Born into a well-known Toronto family, the son of lawyer Oscar Taylor and grandson of John Taylor, a Toronto manufacturer and alderman.

Taylor's fascist activities began in the 1920s. In the 1930s he joined with the Quebec-based fascist leader Adrien Arcand in creating a national fascist party, the National Unity Party. Taylor played a key role in organizing the putative party in English Canada before he broke with Arcand and joined the Canadian Union of Fascists becoming its secretary and organizer.

Taylor was interned as a sympathiser with National Socialist Germany during World War II.

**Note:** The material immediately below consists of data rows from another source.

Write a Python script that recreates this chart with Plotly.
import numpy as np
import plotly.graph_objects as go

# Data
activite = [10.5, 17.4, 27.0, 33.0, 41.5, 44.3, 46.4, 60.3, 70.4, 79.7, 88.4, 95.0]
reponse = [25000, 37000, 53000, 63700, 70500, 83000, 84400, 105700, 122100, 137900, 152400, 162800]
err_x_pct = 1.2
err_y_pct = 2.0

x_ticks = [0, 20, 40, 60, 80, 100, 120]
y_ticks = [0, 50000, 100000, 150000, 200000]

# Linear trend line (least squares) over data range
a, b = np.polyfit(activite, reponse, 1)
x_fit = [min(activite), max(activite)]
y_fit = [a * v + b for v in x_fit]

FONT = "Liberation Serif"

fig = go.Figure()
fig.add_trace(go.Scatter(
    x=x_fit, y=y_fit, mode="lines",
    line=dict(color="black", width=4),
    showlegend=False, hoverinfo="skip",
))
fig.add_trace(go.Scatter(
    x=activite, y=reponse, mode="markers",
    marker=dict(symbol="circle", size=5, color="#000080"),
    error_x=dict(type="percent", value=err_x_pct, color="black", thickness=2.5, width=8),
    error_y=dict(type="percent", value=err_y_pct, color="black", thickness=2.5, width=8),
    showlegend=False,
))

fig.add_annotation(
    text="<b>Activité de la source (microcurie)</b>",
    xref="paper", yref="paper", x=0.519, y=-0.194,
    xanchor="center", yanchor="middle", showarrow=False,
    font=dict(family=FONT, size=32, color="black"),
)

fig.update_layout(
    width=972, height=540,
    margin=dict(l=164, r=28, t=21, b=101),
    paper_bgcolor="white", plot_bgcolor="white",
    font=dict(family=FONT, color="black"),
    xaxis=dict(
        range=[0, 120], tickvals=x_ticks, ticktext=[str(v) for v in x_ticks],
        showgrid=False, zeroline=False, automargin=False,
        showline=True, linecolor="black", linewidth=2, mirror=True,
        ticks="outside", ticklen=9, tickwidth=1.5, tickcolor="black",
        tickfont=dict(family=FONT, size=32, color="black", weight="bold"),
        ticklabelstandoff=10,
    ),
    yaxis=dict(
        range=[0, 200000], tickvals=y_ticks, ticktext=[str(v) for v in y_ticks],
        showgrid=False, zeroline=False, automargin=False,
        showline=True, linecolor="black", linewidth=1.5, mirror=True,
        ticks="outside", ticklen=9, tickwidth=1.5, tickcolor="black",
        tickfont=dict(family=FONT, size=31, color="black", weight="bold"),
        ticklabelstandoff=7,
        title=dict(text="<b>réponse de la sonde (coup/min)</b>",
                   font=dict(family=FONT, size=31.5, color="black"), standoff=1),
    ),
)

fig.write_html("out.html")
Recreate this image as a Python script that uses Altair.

During the 1960s, Taylor acted as the Canadian representative of the anti-Semitic National States' Rights Party and was based at his farm at Gooderham, north of Peterborough, Ontario, where he held fascist meetings and published virulent anti-Semitic and racist literature that led Canada Post to revoke his mailing privileges. He also led his own movement with David Stanley which he called "Natural Order". In 1965, he was featured on the Canadian Broadcasting Corporation's public affairs program This Hour Has Seven Days. During his interview with CBC journalist Larry Zolf, Taylor called for Jews to be exiled to Madagascar.

In the 1963 Ontario election, he ran in St. Andrew riding for the "Social Credit Action", a splinter group from the Social Credit Party of Ontario. However, when his political past was reported, the Social Credit Action group dumped Taylor and he ran instead as a candidate of the "Natural Order of Social Credit Organization". He won 102 votes, or about 1% of the total cast.